YOUR TASK
Your task is to print all of the data word for word.

DATA EXCERPT
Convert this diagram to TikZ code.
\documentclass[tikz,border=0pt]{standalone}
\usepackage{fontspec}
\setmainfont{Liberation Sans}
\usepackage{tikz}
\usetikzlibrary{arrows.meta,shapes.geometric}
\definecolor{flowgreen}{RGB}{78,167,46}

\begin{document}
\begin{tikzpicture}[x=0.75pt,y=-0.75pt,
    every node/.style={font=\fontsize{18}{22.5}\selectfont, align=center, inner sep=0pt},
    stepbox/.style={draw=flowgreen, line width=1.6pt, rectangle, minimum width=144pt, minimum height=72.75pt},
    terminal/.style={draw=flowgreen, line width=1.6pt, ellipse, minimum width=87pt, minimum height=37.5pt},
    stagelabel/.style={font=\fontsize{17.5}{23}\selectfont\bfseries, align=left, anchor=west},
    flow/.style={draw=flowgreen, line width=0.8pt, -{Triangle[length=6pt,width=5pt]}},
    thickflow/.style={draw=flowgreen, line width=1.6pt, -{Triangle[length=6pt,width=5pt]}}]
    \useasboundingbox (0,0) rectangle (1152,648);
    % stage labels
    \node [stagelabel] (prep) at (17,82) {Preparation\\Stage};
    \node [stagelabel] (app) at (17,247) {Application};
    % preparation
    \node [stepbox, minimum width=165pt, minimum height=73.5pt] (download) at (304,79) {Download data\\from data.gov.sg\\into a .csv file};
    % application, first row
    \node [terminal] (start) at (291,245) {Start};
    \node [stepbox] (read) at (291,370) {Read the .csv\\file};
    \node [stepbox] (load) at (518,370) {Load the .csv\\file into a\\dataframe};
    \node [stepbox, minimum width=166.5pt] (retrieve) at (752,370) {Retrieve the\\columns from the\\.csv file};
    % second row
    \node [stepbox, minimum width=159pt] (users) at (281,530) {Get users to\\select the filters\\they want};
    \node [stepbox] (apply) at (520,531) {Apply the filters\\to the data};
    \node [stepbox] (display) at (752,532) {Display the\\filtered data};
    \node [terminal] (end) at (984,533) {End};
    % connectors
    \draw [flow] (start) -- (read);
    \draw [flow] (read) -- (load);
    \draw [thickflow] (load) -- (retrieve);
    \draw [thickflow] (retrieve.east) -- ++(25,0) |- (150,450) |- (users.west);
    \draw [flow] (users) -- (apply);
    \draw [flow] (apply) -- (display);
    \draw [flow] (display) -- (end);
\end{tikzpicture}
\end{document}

EXERCISE SOLUTION
Convert this diagram to TikZ code.
\documentclass[tikz,border=0pt]{standalone}
\usepackage{fontspec}
\setmainfont{Liberation Sans}
\usepackage{tikz}
\usetikzlibrary{arrows.meta,shapes.geometric}
\definecolor{flowgreen}{RGB}{78,167,46}

\begin{document}
\begin{tikzpicture}[x=0.75pt,y=-0.75pt,
    every node/.style={font=\fontsize{18}{22.5}\selectfont, align=center, inner sep=0pt},
    stepbox/.style={draw=flowgreen, line width=1.6pt, rectangle, minimum width=144pt, minimum height=72.75pt},
    terminal/.style={draw=flowgreen, line width=1.6pt, ellipse, minimum width=87pt, minimum height=37.5pt},
    stagelabel/.style={font=\fontsize{17.5}{23}\selectfont\bfseries, align=left, anchor=west},
    flow/.style={draw=flowgreen, line width=0.8pt, -{Triangle[length=6pt,width=5pt]}},
    thickflow/.style={draw=flowgreen, line width=1.6pt, -{Triangle[length=6pt,width=5pt]}}]
    \useasboundingbox (0,0) rectangle (1152,648);
    % stage labels
    \node [stagelabel] (prep) at (17,82) {Preparation\\Stage};
    \node [stagelabel] (app) at (17,247) {Application};
    % preparation
    \node [stepbox, minimum width=165pt, minimum height=73.5pt] (download) at (304,79) {Download data\\from data.gov.sg\\into a .csv file};
    % application, first row
    \node [terminal] (start) at (291,245) {Start};
    \node [stepbox] (read) at (291,370) {Read the .csv\\file};
    \node [stepbox] (load) at (518,370) {Load the .csv\\file into a\\dataframe};
    \node [stepbox, minimum width=166.5pt] (retrieve) at (752,370) {Retrieve the\\columns from the\\.csv file};
    % second row
    \node [stepbox, minimum width=159pt] (users) at (281,530) {Get users to\\select the filters\\they want};
    \node [stepbox] (apply) at (520,531) {Apply the filters\\to the data};
    \node [stepbox] (display) at (752,532) {Display the\\filtered data};
    \node [terminal] (end) at (984,533) {End};
    % connectors
    \draw [flow] (start) -- (read);
    \draw [flow] (read) -- (load);
    \draw [thickflow] (load) -- (retrieve);
    \draw [thickflow] (retrieve.east) -- ++(25,0) |- (150,450) |- (users.west);
    \draw [flow] (users) -- (apply);
    \draw [flow] (apply) -- (display);
    \draw [flow] (display) -- (end);
\end{tikzpicture}
\end{document}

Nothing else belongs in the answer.